PPM-Level Power Supply Thermal Drift Self-Compensation Technology

The pursuit of ultra-stable power delivery for metrology-grade instrumentation, precision analog circuits, and advanced sensor systems demands not only exceptional noise performance but also long-term output stability measured in parts per million. While techniques exist to mitigate noise, the persistent challenge of thermal drift remains a fundamental limit to achieving true PPM-level performance over extended periods and across varying ambient conditions. Output voltage or current drift with temperature stems from the temperature coefficients inherent in all electronic components: resistors, semiconductor junctions, voltage references, and magnetic cores. Traditional approaches, such as manual temperature coefficient matching or placing critical circuits in bulky, power-hungry ovens, are inadequate for modern, compact, and efficient systems requiring stability better than 10 PPM/°C. Consequently, sophisticated self-compensation techniques have been developed, moving beyond passive component selection to active, system-level thermal error correction.

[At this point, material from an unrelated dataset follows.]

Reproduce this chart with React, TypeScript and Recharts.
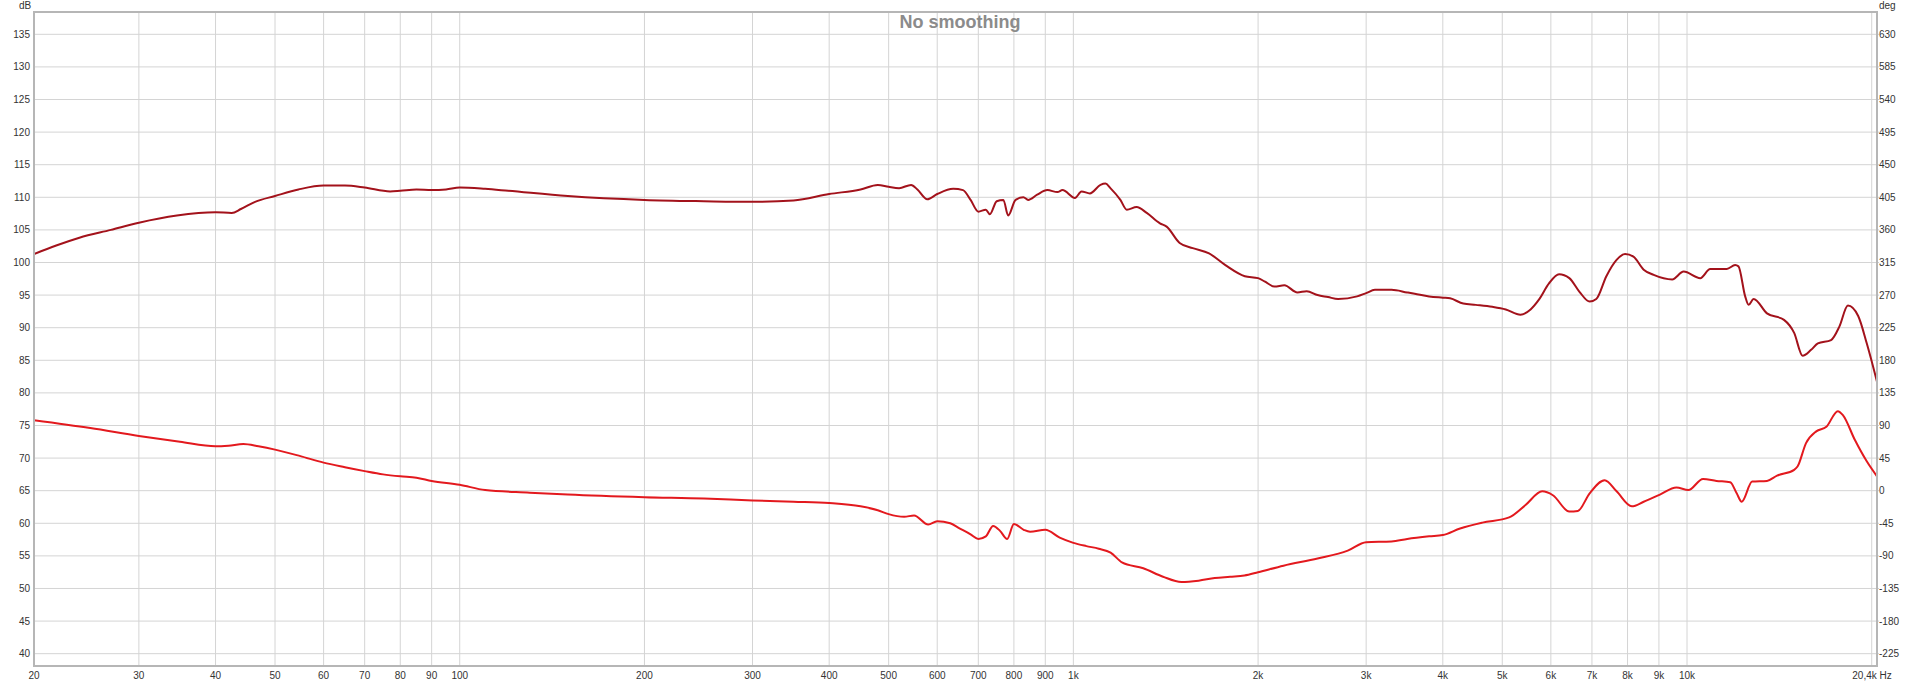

This technology is predicated on the accurate characterization and real-time modeling of the power supply's thermal-electrical transfer function. The first, and most critical, step involves detailed thermal mapping and characterization under controlled environmental conditions. The unit is placed in a precision thermal chamber, and its output is monitored by an external, more stable reference meter while the ambient temperature is swept across its full operational range. This is performed at multiple load points. The data reveals not just a simple linear drift coefficient, but a complex relationship. Different internal subsystems warm up at different rates due to varying power dissipation and thermal mass. The voltage reference may have a known parabolic temperature characteristic. The gain-setting resistor network's drift might interact with the op-amp's offset voltage drift. This characterization builds a multi-dimensional model of the output error as a function of primary ambient temperature, local hotspot temperatures, load current, and even recent thermal history.

Implementation of the compensation scheme requires a distributed network of high-accuracy temperature sensors strategically placed within the supply. Locations always include the voltage reference chip, the critical gain-setting or feedback divider network, the output stage pass element heatsink, and the main power transformer or inductor core. These sensors are typically integrated digital types (with I2C or SPI interfaces) or precision analog types like platinum RTDs, chosen for linearity and low self-heating. Their readings are continuously polled by a dedicated microcontroller or digital signal processor (DSP). This processor runs the real-time compensation algorithm, which uses the pre-characterized thermal model to calculate the instantaneous output error. The correction can be applied in the analog or digital domain.

In an analog-domain approach, the calculated correction voltage is fed into a high-resolution, low-noise digital-to-analog converter (DAC). This DAC's output is summed into the error amplifier's feedback node, effectively injecting a small, opposing voltage to null the drift. The reference for this compensation DAC must itself be exceptionally stable, often derived from the same master reference as the main output. In a more integrated digital power architecture, the core voltage reference is digitally adjustable. The processor directly tweaks the digital setpoint sent to the reference or the pulse-width modulation (PWM) controller to correct the output. Both methods require careful attention to loop stability; the thermal compensation loop must be significantly slower than the main voltage regulation loop to avoid introducing instability or noise.

A significant advancement in this field is the move from static to dynamic thermal modeling. A simple model assumes all components are at the ambient temperature, which is false due to internal heating. A dynamic model incorporates thermal time constants for key components. For instance, after a sudden increase in load, the output transistor junction temperature will rise minutes after the ambient sensor detects a change. The algorithm can predict this rise based on the load current profile and pre-stored thermal constants, applying pre-emptive compensation. This requires the processor to solve simplified thermal equivalent circuits in real-time.

Practical challenges abound. The self-compensation system must be calibrated itself, typically at one or more temperature setpoints using an external standard. This calibration data is stored in non-volatile memory. The system must also distinguish between long-term ambient drift and short-term, localized thermal transients that should not be over-corrected. Furthermore, any self-heating of the temperature sensors by their excitation current or nearby components must be accounted for in the model. The ultimate validation is a long-term drift test where the supply operates in a variable temperature environment, and its output is logged against a primary standard. Successful implementation results in a power supply whose output traceability is maintained not in a lab environment, but in the real-world conditions of an end-user's system, enabling previously unattainable levels of measurement consistency and process repeatability in fields like semiconductor parametric testing, scientific spectroscopy, and precision manufacturing.